Oglala Lakota College
3 Mile Creek Road
P.O. Box 490
Kyle, SD 57752
Mission, Vision, Educational Philosophy
Oglala Lakota College (OLC) is an institution of higher education chartered by Oglala Sioux Tribe to coordinate all higher education on the Pine Ridge Reservation. Its mission is to offer a wide range of educational opportunities from community service offerings to certificates, to undergraduate degrees. The ultimate goal is the establishment of a Lakota University.
In carrying out the mission, the Oglala Lakota College Board of Trustees stresses Lakota culture and tribal self-determination. The college prepares students to understand the larger society as well as the customs and beliefs of the Lakota people. Oglala Lakota College provides a framework of excellence for student knowledge, skills, and values towards piya wiconi - a new beginning for harmony in fulfillment of aspirations and dreams.
In March 1971, the Oglala Sioux Tribal Council chartered the Lakota Higher Education Center, asserting that the creation of a tribally controlled educational institution was a key to asserting tribal sovereignty.
During its non-accredited years, the college entered into agreements with Black Hills State College, University of South Dakota, and South Dakota State University, allowing it to teach credit-bearing courses on the reservation. The college awarded it first associate’s degrees in 1974.
In 1978, the Lakota Higher Education Center changed its name to Oglala Sioux Community College to reflect its status as a community college. The Higher Learning Commission (HLC) of the North Central Association of Colleges and Schools bestowed accreditation in 1983, the same year the college adopted its current name, Oglala Lakota College. The HLC renewed accreditation several times since then, as OLC expanded its degree offerings to include bachelor’s and master’s degree programs. The college received Land Grant status in 1994.
Geographic Features and Challenges
The Pine Ridge Reservation covers nearly 3,500 square miles of southwest South Dakota. By most economic measures, the reservation also contains the poorest counties in the United States. Socio-economic indicators indeed paint a bleak portrait of living conditions on the reservation: unemployment rates hover around 80 percent, nearly two-thirds of all children live below the poverty line, and life expectancy on the reservation is the lowest in the Western Hemisphere, other than Haiti.
OLC continues to grow in spite of these living conditions. OLC operates a multi-campus system in order to reach its geographically dispersed population. OLC operates nine instructional centers in each of the reservation’s districts, as well sites in Rapid City, Martin, and on the Cheyenne River Sioux Tribe Reservation. Administrative offices are headquartered in the reservation’s center, near the town of Kyle.
Academics and Students
A true tribal college, 93 percent of OLC’s students identify as Native American.

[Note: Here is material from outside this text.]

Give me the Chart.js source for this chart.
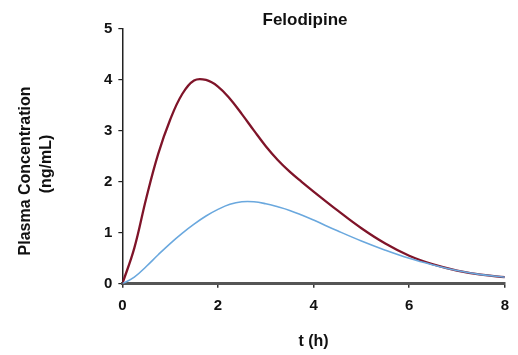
<!DOCTYPE html>
<html>
<head>
<meta charset="utf-8">
<script src="https://cdn.jsdelivr.net/npm/chart.js@4"></script>
<style>
  html, body { margin: 0; padding: 0; background: #ffffff; }
  #wrap { width: 518px; height: 355px; position: relative; }
</style>
</head>
<body>
<div id="wrap"><canvas id="c" width="518" height="355"></canvas></div>
<script>
const chartTitle = "Felodipine";
const yTitleLines = ["Plasma Concentration", "(ng/mL)"];
const xTitle = "t (h)";
const xTicks = [0, 2, 4, 6, 8];
const yTicks = [0, 1, 2, 3, 4, 5];

const times = [0, 0.25, 0.5, 0.75, 1.0, 1.25, 1.5, 1.75, 2.0, 2.25, 2.5, 2.75, 3.0, 3.25, 3.5, 3.75, 4.0, 4.5, 5.0, 5.5, 6.0, 6.5, 7.0, 7.5, 8.0];
const redSeries = [0, 0.70, 1.68, 2.55, 3.22, 3.72, 3.99, 4.00, 3.87, 3.63, 3.33, 3.01, 2.70, 2.43, 2.20, 2.00, 1.81, 1.44, 1.09, 0.79, 0.55, 0.38, 0.26, 0.18, 0.13];
const blueSeries = [0, 0.13, 0.34, 0.57, 0.79, 0.99, 1.17, 1.33, 1.46, 1.56, 1.61, 1.61, 1.57, 1.51, 1.44, 1.35, 1.25, 1.04, 0.84, 0.66, 0.50, 0.37, 0.26, 0.18, 0.13];

const toPts = (ys) => times.map((t, i) => ({ x: t, y: ys[i] }));

const textPlugin = {
  id: 'texts',
  afterDraw(chart) {
    const ctx = chart.ctx;
    ctx.save();
    ctx.fillStyle = '#111';
    ctx.textAlign = 'center';
    ctx.textBaseline = 'middle';
    ctx.font = "bold 17px 'Liberation Sans', Arial, Helvetica, sans-serif";
    ctx.fillText(chartTitle, 305, 20);
    ctx.font = "bold 16px 'Liberation Sans', Arial, Helvetica, sans-serif";
    ctx.save();
    ctx.translate(26, 171);
    ctx.rotate(-Math.PI / 2);
    ctx.fillText(yTitleLines[0], 0, 0);
    ctx.restore();
    ctx.save();
    ctx.translate(47, 164);
    ctx.rotate(-Math.PI / 2);
    ctx.fillText(yTitleLines[1], 0, 0);
    ctx.restore();
    ctx.restore();
  }
};

new Chart(document.getElementById('c'), {
  type: 'line',
  data: {
    datasets: [
      { label: 'B', data: toPts(blueSeries), borderColor: '#6aa8de', borderWidth: 1.6, pointRadius: 0, tension: 0.4, fill: false },
      { label: 'A', data: toPts(redSeries), borderColor: '#7f1429', borderWidth: 2.3, pointRadius: 0, tension: 0.4, fill: false }
    ]
  },
  options: {
    responsive: false,
    animation: false,
    devicePixelRatio: 1,
    layout: { padding: { left: 98, right: 6, top: 29, bottom: 4 } },
    plugins: { legend: { display: false }, tooltip: { enabled: false }, title: { display: false } },
    scales: {
      x: {
        type: 'linear', min: 0, max: 8,
        afterBuildTicks: (ax) => { ax.ticks = xTicks.map(v => ({ value: v })); },
        grid: { drawOnChartArea: false, drawTicks: true, tickLength: 4, color: '#333', lineWidth: 1.5 },
        border: { display: true, color: '#555', width: 3 },
        ticks: { color: '#111', font: { family: "'Liberation Sans', Arial, sans-serif", size: 15, weight: 'bold' }, padding: 9, maxRotation: 0 },
        title: { display: true, text: xTitle, color: '#111', font: { family: "'Liberation Sans', Arial, sans-serif", size: 16, weight: 'bold' }, padding: { top: 8, bottom: 0 } }
      },
      y: {
        type: 'linear', min: 0, max: 5,
        afterBuildTicks: (ax) => { ax.ticks = yTicks.map(v => ({ value: v })); },
        grid: { drawOnChartArea: false, drawTicks: true, tickLength: 4, color: '#222', lineWidth: 1.2 },
        border: { display: true, color: '#222', width: 1.5 },
        ticks: { color: '#111', font: { family: "'Liberation Sans', Arial, sans-serif", size: 15, weight: 'bold' }, padding: 6 }
      }
    }
  },
  plugins: [textPlugin]
});
</script>
</body>
</html>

Sixty-eight percent are female and 56 percent pursue their studies full-time. OLC offers one master’s of arts program, four bachelors’ of arts degree programs, nine bachelors’ of science degree programs, 11 associates’ of arts degree programs, five associates’ of applied science degree programs, and a wide array of certificate programs. The college employs 72 full-time and 119 part-time faculty members to teach this course load.
Such diverse academic programming clearly appeals to a growing number of tribal members. In 2006, enrollment hovered around 1,500 students. In 2010, student enrollment increased to 1,830 students. The number of degrees conferred increased dramatically during this time as well. In the 2006-07 academic year, OLC awarded 69 associate’s degrees and 39 bachelor’s degrees. Four years later, OLC conferred 102 associate’s degrees and 45 bachelor’s degrees. OLC also awarded seven master’s degrees that year.
Other Outstanding Accomplishments
In 2011, OLC passed the milestone of its 40th year of operations. Educational programs developed in recent years reflect the diversity of students served at OLC. For example, OLC’s new partnership with South Dakota State University allows SDSU's civil and environmental engineering curriculum to be taught at Oglala Lakota College, bolstering its ability to offer a full two-year pre-engineering program. A similar project developed with the South Dakota School of Mines allows OLC’s pre-engineering students to gain real-world engineering experience by working alongside School of Mines engineering students.
Such advanced programming greatly enhances the academic experience for OLC students, which in turn, positively affects educational outcomes. In 2011, 204 students graduated from OLC, the most in the school's 40-year history.